ACLU of Connecticut sues Lamont, Cook to reduce the prison population to prevent the spread of COVID-19
This story was updated at 1:32 p.m. with a comment from the Lamont administration.
The ACLU of Connecticut has filed a lawsuit to force Gov. Ned Lamont and Department of Correction Commissioner Rollin Cook to reduce the number of people incarcerated in Connecticut prisons and jails.
“People who are incarcerated in Connecticut are in imminent danger from COVID-19. The longer Connecticut fails to act to protect them, the closer our state comes to a deadly and unconstitutional disaster,” said Dan Barrett, the ACLU of Connecticut’s legal director and an attorney on the case. “Connecticut’s courts did not sentence people to suffer and potentially die from a pandemic.”
The lawsuit is filed on behalf of the Connecticut Criminal Defense Lawyers Association and four incarcerated men, each of whom is either elderly, nearing the end of their sentence, currently being held pretrial on bond or has underlying medical conditions.
As of Friday morning, eight incarcerated people and 16 staff members have tested positive for COVID-19 in Connecticut prisons. Five of the inmates live in the Cybulski building of the Willard-Correctional Institution, a lower security prison in Enfield that holds people who pose a low risk to the community and prepares them to reintegrate into society once they’re released. The entire facility is now on lockdown, to prevent the spread of the virus.
“Once the virus comes in, it’s going to spread like wildfire,” Anthony Johnson, a prisoner at Willard-Cybulski and one of the plaintiffs, says in the complaint.
Those incarcerated in the building where Johnson is held sleep in dormitory-style housing, the suit states, making it impossible to practice social distancing. Johnson’s dormitory has 100 men in it. Last week Lamont announced a ban on gatherings of more than five people.
According to figures maintained by Yale Law School’s Lowenstein International Human Rights Clinic and the Challenging Mass Incarceration Clinic, there were 364 people age 65 or older incarcerated in Connecticut correctional institutions as of March 28. Elderly inmates are particularly vulnerable to a COVID-19 outbreak, as the risk of death increases with age.
The pandemic appears to be shrinking the state’s incarcerated population. There were 524 fewer people behind bars on March 31 than March 1. But Melvin Medina, the ACLU of Connecticut’s public policy and advocacy director, told the CT Mirror in a previous story that Lamont must publicly articulate a clear plan to reduce the incarcerated population and empower different state agencies to work together to ensure people are not simply released to homelessness and strain community resources.

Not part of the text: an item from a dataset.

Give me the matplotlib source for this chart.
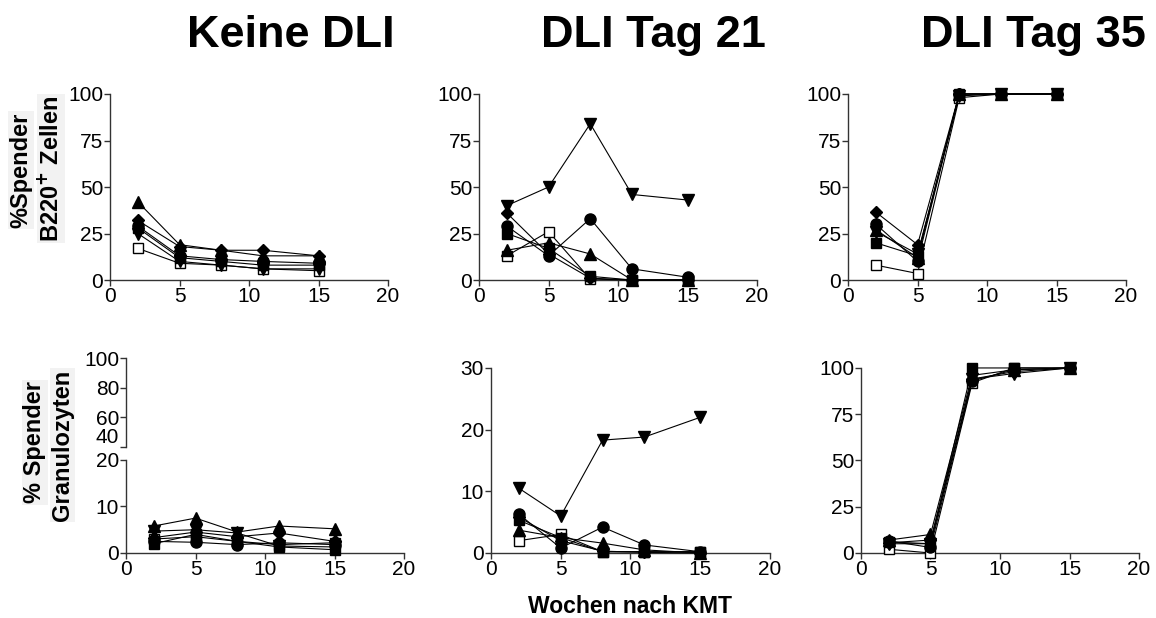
import matplotlib
matplotlib.use("Agg")
import matplotlib.pyplot as plt

plt.rcParams['font.family'] = ['Liberation Sans', 'DejaVu Sans']

# Wochen nach KMT
weeks = [2, 5, 8, 11, 15]

# one list per mouse, order: triangle up, triangle down, diamond, circle, square, open square
b220_keine = [
    [42, 19, 16, 13, 13],
    [25, 10, 8, 6, 6],
    [32, 18, 16, 16, 13],
    [29, 13, 11, 10, 9],
    [28, 12, 10, 8, 8],
    [17, 9, 8, 6, 5],
]
b220_tag21 = [
    [16, 20, 14, 0, 0],
    [40, 50, 84, 46, 43],
    [36, 14, 1, 0, 0],
    [29, 13, 33, 6, 1.5],
    [25, 17, 2, 0, 0],
    [13, 26, 0.5, 0, 0],
]
b220_tag35 = [
    [27, 12, 100, 100, 100],
    [26, 14, 99, 100, 100],
    [36.5, 19, 100, 100, 100],
    [30, 10, 100, 100, 100],
    [20, 13, 100, 100, 100],
    [8, 3.5, 98, 100, 100],
]
gran_keine = [
    [5.8, 7.5, 4.5, 5.8, 5.2],
    [4.7, 5, 4.3, 1.5, 1.3],
    [3.3, 4.5, 3.5, 4.3, 2.5],
    [2.5, 2.3, 1.8, 2.2, 1.8],
    [2, 4, 2.5, 1.3, 0.7],
    [3, 3.5, 2.5, 1.8, 2.2],
]
gran_tag21 = [
    [3.7, 2.5, 1.6, 0.5, 0],
    [10.5, 6, 18.3, 18.8, 22],
    [5.8, 2, 0.3, 0.1, 0],
    [6.3, 0.8, 4.2, 1.3, 0.2],
    [5.3, 2.5, 0.2, 0.2, 0.2],
    [2, 3, 0.2, 0.2, 0.2],
]
gran_tag35 = [
    [7, 10, 96, 99, 100],
    [5, 5, 94, 97, 100],
    [5.5, 7, 94, 98, 100],
    [6.5, 3, 93, 99, 100],
    [6, 5, 100, 100, 100],
    [2, 0, 92, 100, 100],
]

titles = ["Keine DLI", "DLI Tag 21", "DLI Tag 35"]

markers = ['^', 'v', 'D', 'o', 's', 's']
sizes = [8, 8, 6, 8, 7.5, 7.5]
faces = ['black'] * 5 + ['white']
zorders = [4, 4, 4, 4, 5, 3]

TICK_FS = 15
AXCOL = '#333333'


def style_axis(ax, yticks, ylim, xaxis=True):
    ax.set_xlim(0, 20)
    ax.set_ylim(*ylim)
    ax.set_yticks(yticks)
    for s in ['top', 'right']:
        ax.spines[s].set_visible(False)
    for s in ['left', 'bottom']:
        ax.spines[s].set_color(AXCOL)
        ax.spines[s].set_linewidth(1.0)
    ax.tick_params(direction='out', length=4, width=1.0, color=AXCOL,
                   labelsize=TICK_FS, pad=1)
    if xaxis:
        ax.set_xticks([0, 5, 10, 15, 20])
    else:
        ax.spines['bottom'].set_visible(False)
        ax.set_xticks([])


def draw_series(ax, data):
    for i, vals in enumerate(data):
        ax.plot(weeks, vals, color='black', lw=0.8, marker=markers[i],
                ms=sizes[i], mfc=faces[i], mec='black', mew=1.0,
                clip_on=False, zorder=zorders[i])


fig = plt.figure(figsize=(11.56, 6.18), dpi=100)

# top row: B220+ cells
top_left = [0.0952, 0.4144, 0.7336]
for left, data in zip(top_left, [b220_keine, b220_tag21, b220_tag35]):
    ax = fig.add_axes([left, 0.5469, 0.2405, 0.3010])
    draw_series(ax, data)
    style_axis(ax, [0, 25, 50, 75, 100], (0, 100))

# bottom left: broken y axis, all points sit in the lower part
ax_lo = fig.add_axes([0.1090, 0.1052, 0.2405, 0.1505])
ax_hi = fig.add_axes([0.1090, 0.2767, 0.2405, 0.1440])
draw_series(ax_lo, gran_keine)
style_axis(ax_lo, [0, 10, 20], (0, 20))
style_axis(ax_hi, [40, 60, 80, 100], (40, 100), xaxis=False)
ax_hi.patch.set_alpha(0)
ax_lo.patch.set_alpha(0)
# lift the "40" a little so it does not sit on the "20"
ax_hi.get_yticklabels()[0].set_va('bottom')

# bottom middle and right
ax = fig.add_axes([0.4247, 0.1052, 0.2414, 0.2994])
draw_series(ax, gran_tag21)
style_axis(ax, [0, 10, 20, 30], (0, 30))

ax = fig.add_axes([0.7448, 0.1052, 0.2405, 0.2994])
draw_series(ax, gran_tag35)
style_axis(ax, [0, 25, 50, 75, 100], (0, 100))

# column titles
for x, t in zip([0.252, 0.565, 0.894], titles):
    fig.text(x, 0.924, t, ha='center', va='baseline', fontsize=32.5,
             fontweight='bold')

# y labels, one box per line
box = dict(facecolor='#f2f2f2', edgecolor='none', pad=1)
fig.text(0.018, 0.725, "%Spender", rotation=90, ha='center', va='center',
         fontsize=17, fontweight='bold', bbox=box)
fig.text(0.044, 0.727, "B220$^{\\mathbf{+}}$ Zellen", rotation=90, ha='center',
         va='center', fontsize=17, fontweight='bold', bbox=box)
fig.text(0.030, 0.284, "% Spender", rotation=90, ha='center', va='center',
         fontsize=17, fontweight='bold', bbox=box)
fig.text(0.054, 0.280, "Granulozyten", rotation=90, ha='center', va='center',
         fontsize=17, fontweight='bold', bbox=box)

fig.text(0.545, 0.018, "Wochen nach KMT", ha='center', va='center',
         fontsize=16.5, fontweight='bold')

fig.savefig("out.png", dpi=100)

“You don’t have a governor that’s out in front on the bully pulpit saying, ‘We need to release people, and this is how we’re giving to get it done,’” Medina said. “Until we hear the governor champion the need to protect vulnerable people in prison, commissioners won’t have clear direction about how to respond to this public health emergency, and ultimately inaction and non-response will result in lost lives.”
The lawsuit asks the court to order Lamont and Cook to immediately release people who are vulnerable to serious illness if they contracted COVID-19 who are being held pretrial on low bond amounts or solely for technical violations of probation or parole. The lawsuit also asks the governor to release those who are eligible for home confinement or supervised release or within six months of the end of their sentence.
Additionally, the ACLU asks the court to require Lamont and Cook to submit a plan to provide hygiene, social distancing, diagnoses and treatment for those who remain behind bars, approve residential placements within a week for those who eligible for release, and fund transitional housing for those who would otherwise be released to homelessness.
Richard Cho, the CEO of the Connecticut Coalition to End Homelessness, said the state has made available $150,000 to put end-of-sentence inmates up in a hotel or provide them with rapid rehousing services. He previously told the Mirror that amount is “a drop in the bucket compared to what’s coming down the pike.”
Each month, the Department of Correction releases about 50 people from prison or jail who have reached the end of their sentence and do not have a home.
Sen. Gary Winfield, a New Haven Democrat and chair of the Judiciary Committee , said there has been a lot of public pressure to get officials to explain how they plan to protect the 11,784 people incarcerated in Connecticut from a COVID-19 outbreak behind bars. He said the ACLU’s suit was not unexpected.
“It doesn’t surprise me at all there’s a lawsuit. For weeks now advocates, legislators and organizations have been asking questions” he said. “At some point one would expect they would use the legal system to find out the answers to the questions they’ve been posing and to try and protect the rights of people in our prisons.”
In a statement, Max Reiss, Lamont’s spokesperson, said the administration is reviewing the lawsuit and will not comment on pending litigation.
“All measures taken during this public health emergency have been to maximize public health outcomes wherever possible, especially inside our correctional institutions in the interests of both staff and incarcerated individuals,” he said.